Since 2004, an average of six new teams qualify for the playoffs each year. That proved to be the case last year with three new clubs reaching the postseason in the AFC in Cincinnati, Denver and Houston. The three others were in the NFC  (Det, NYG, SF).

Players that have resided in Buffalo's locker room for several seasons truly believe 2012 is the season for the Bills to be one of those new playoff participants.

"This is only my second year, but I know guys like Kyle Williams who has been here for years has said, 'It's time. It's the year. It's the year.' And it truly is. We won't settle for complacent play. We won't settle for guys not running and finishing plays. This is our year."

At the end of last season's tragic slide out of playoff contention after a promising start, Ryan Fitzpatrick stated that the team was not ready to handle success. Their head coach believes they'll be better equipped to handle it this time around.

"Hopefully what we went through last year will help us," said Gailey. "But there's nothing that guarantees you'll handle success unless you've had success in handling it. I think our guys have a better understanding of what comes with success, how to deal with it, how to put it in a compartment and put it over there on the side and still get ready and go play the games."

Of course one of the major obstacles that the Bills have been unable to overcome in recent years has been injuries. They're a part of football and for the Bills they've been all too prevalent. Over the past five seasons Buffalo has averaged just over 15 players on injured reserve (15.4) and had 17 on the list in 2011.

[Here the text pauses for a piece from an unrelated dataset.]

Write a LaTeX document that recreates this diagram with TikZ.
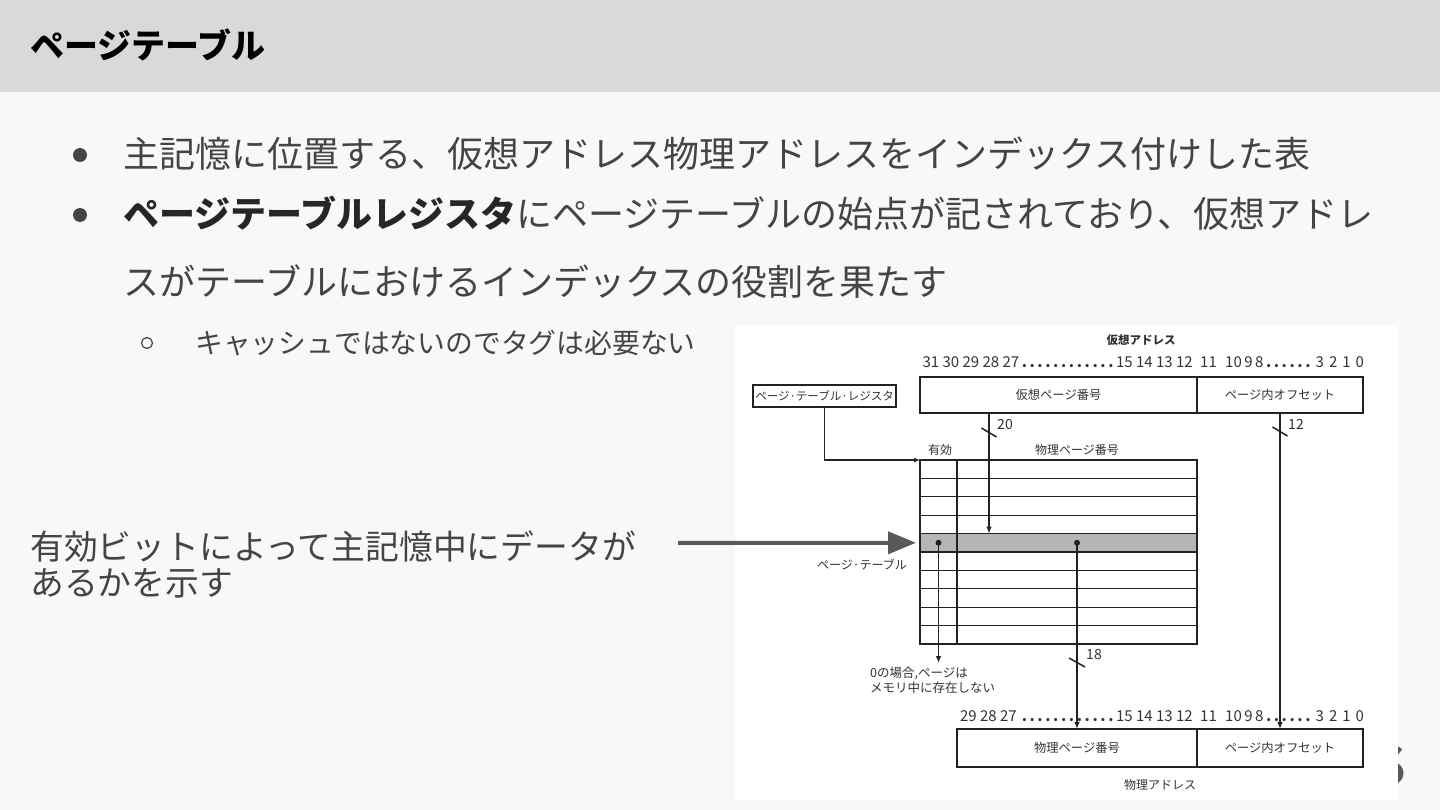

"One of the reasons it hit us as hard as it did is we didn't have the experienced depth and then it was who got injured for us," said Nix. "It was our main guys."

With all those main guys back in the fold Gailey likened their return to the addition of an extra draft class. Fred Jackson, Shawne Merriman, Kyle Williams and Eric Wood were some of the main losses that are ready to return to the fold with Williams and Wood expected to participate right from the start in training camp.

Gailey has made it clear to his players that while the playoffs are most certainly a goal, there's a primary target that lies in front of it, namely the AFC East division crown, and Buffalo's GM agrees.

"I'll be honest with you I think we can be as good as we want to be," said Nix. "We've got good players, good coaches that work hard. I hear a lot of times, 'Well maybe we can be second and we can make a Wild Card.' I don't concede any of that and I don't concede anything to New England. I think we can win and our goal needs to be to win the division. Then you don't have to worry about whether you're going to be in or not. I believe we can compete for sure, and if we don't I'll be the most disappointed guy in Buffalo."

The players know the value of winning the division and how it would automatically punch their ticket to the postseason. New England is the perennial AFC East favorite, but Buffalo was one of just three teams to beat the Patriots last season. It leaves the Bills quarterback confident the team can truly contend this fall.

"We want to get to the playoffs. That's it," said Fitzpatrick. "I think we'll be disappointed if we don't get to the playoffs this year.  That mentality and that expectation is something that's been a hope before and something we wanted to do, but I think last year was the first time we really expected it and were disappointed. To expect that this year and to know that anything else is a failure, that's our goal. We want to get to the playoffs and see what happens."